Wednesday, February 28, 2018

Combining Platonic Forms

Some types of Platonism, particularly moral Platonism, are asinine worldviews that cannot be argued for apart from circular reasoning and other fallacies [1].  Still, I want to draw attention to the fact that, despite the idiocy of proposing that a group of "forms" exists abstractly beyond human consciousness and the material world [2], combining some of the forms would fashion something very familiar to Christians.  According to Platonism there are forms of particular things ("beauty" or "greenness") that reflect the things themselves; to see the forms after experiencing everyday human life would be like seeing what causes shadows after seeing only the shadows for so long.

If forms like the form of beauty, form of justice, and form of goodness (these are only three examples pertaining to values) were combined--and the result had its own conscious, personal mind--then the result would greatly resemble the deity of Christianity.  There are enormous differences between Platonism and Christian theism, of course: on Platonism there is nothing to reveal the nature of values, whereas in Christianity (or other types of personal theism) God reveals to humans the realm of values.  This means that on moral Platonism no one can ever know the actual content of the moral forms, left only with conflicting subjective perceptions and nothing to bring to light what goodness or justice actually are.  Another difference is that Platonism simply asserts that thing like justice and beauty just exist, but Christianity actually grounds values in the nature of the uncaused cause.
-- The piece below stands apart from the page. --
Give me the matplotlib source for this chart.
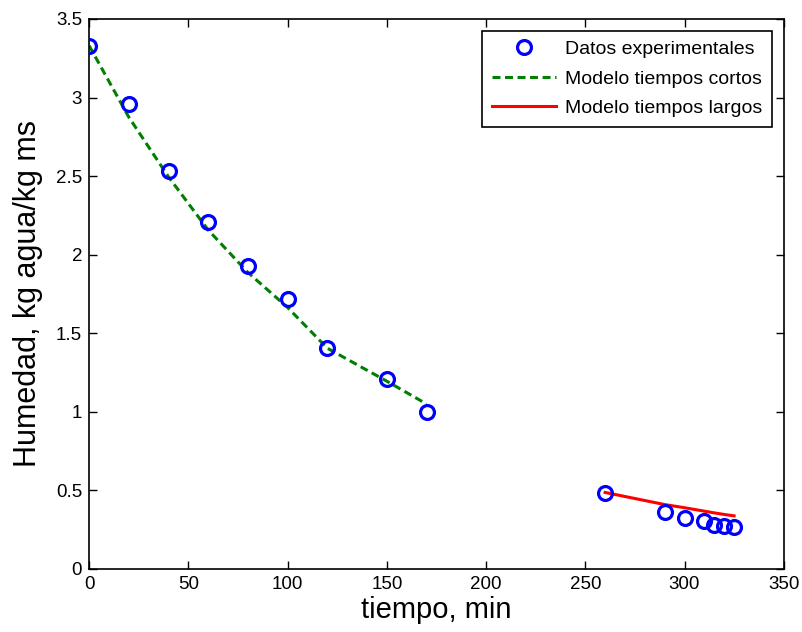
import numpy as np
import matplotlib.pyplot as plt
import matplotlib

plt.rcParams['font.family'] = ['Liberation Sans', 'DejaVu Sans']

# datos experimentales
t_exp = [0, 20, 40, 60, 80, 100, 120, 150, 170, 260, 290, 300, 310, 315, 320, 325]
x_exp = [3.326, 2.96, 2.531, 2.205, 1.927, 1.715, 1.407, 1.212, 1.0,
         0.481, 0.364, 0.326, 0.305, 0.279, 0.273, 0.265]

# modelo tiempos cortos
t_cortos = [0, 20, 40, 60, 80, 100, 120, 150, 170]
x_cortos = [3.33, 2.875, 2.495, 2.157, 1.887, 1.664, 1.405, 1.195, 1.05]

# modelo tiempos largos
t_largos = [260, 290, 300, 310, 315, 320, 325]
x_largos = [0.487, 0.41, 0.39, 0.368, 0.357, 0.347, 0.338]

fig = plt.figure(figsize=(8.03, 6.32), dpi=100)
ax = fig.add_axes([0.111, 0.0997, 0.865, 0.8703])

ax.plot(t_exp, x_exp, 'o', color='#0000ff', mfc='none', ms=10, mew=2.3,
        label='Datos experimentales', zorder=3)
ax.plot(t_cortos, x_cortos, '--', color='#008000', lw=2.2, dashes=(2.6, 1.5),
        label='Modelo tiempos cortos')
ax.plot(t_largos, x_largos, '-', color='#ff0000', lw=2.2,
        label='Modelo tiempos largos')

ax.set_xlim(0, 350)
ax.set_ylim(0, 3.5)
ax.set_xticks(np.arange(0, 351, 50))
ax.set_yticks(np.arange(0, 3.6, 0.5))
ax.set_yticklabels(['0', '0.5', '1', '1.5', '2', '2.5', '3', '3.5'])
ax.tick_params(direction='in', top=True, right=True, length=6, width=1,
               labelsize=13.5, pad=5)
for s in ax.spines.values():
    s.set_linewidth(1.2)

ax.set_xlabel('tiempo, min', fontsize=21, labelpad=2)
ax.set_ylabel('Humedad, kg agua/kg ms', fontsize=22, labelpad=9)

leg = ax.legend(loc='upper right', fontsize=14, frameon=True, fancybox=False,
                edgecolor='black', framealpha=1, borderaxespad=0.6,
                handlelength=3.3, handletextpad=0.45, labelspacing=0.62,
                borderpad=0.5)
leg.get_frame().set_linewidth(1.2)

fig.savefig('out.png', dpi=100)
The Christian response to the forms is to recognize that Platonism takes parts of Yahweh's nature, divides them up, separates them, and removes them from the status of being metaphysically necessary.  An uncaused cause cannot not exist [3], so if the forms of values are not rooted in the nature of the uncaused cause there is nothing about them that is necessary.  There is also the fact that apart from the nature of a deity there can be no values at all, for otherwise there is no moral authority; there are merely forms that exist, but what makes the things these forms epitomize good or obligatory?

Platonism (general Platonism, not mathematical Platonism) keeps the uncaused cause and values separate.  Christianity, contrarily, recognizes that the latter could only exist as a part of the former's very nature.  It does not follow from the existence of an uncaused cause that values exist, but values cannot exist except as part of the uncaused cause's nature.  What Socrates/Plato viewed as separate is intimately unified in Christianity.

I mentioned "greenness" as an example of a form earlier, yet to say that God is green is hardly a statement relevant to Christian theology.  Not all of the Platonic forms are relevant to the results of combining the specific forms that I have described.  But even I, someone who hates the fallacies of general Platonism, must acknowledge that some aspects of moral Platonism are merely a distortion of Christian ideas, restructured into something unhelpful, baseless, and epistemologically unsound.


[1].  See here:
A.  https://thechristianrationalist.blogspot.com/2017/11/the-circular-reasoning-of-platonism.html
B.  https://thechristianrationalist.blogspot.com/2017/04/the-epistemic-problem-of-moral-platonism.html

[2].  The only things that exist abstractly by necessity are the laws of logic and concepts that logic imposes itself on (this is very similar to modern mathematical Platonism).  If someone identifies as a Platonist but simply means by this that logic and/or numerical concepts exist by necessity independent of consciousness and matter, he or she has a correct worldview on this point.  But this is not the same as moral Platonism or the broader Platonism of Plato.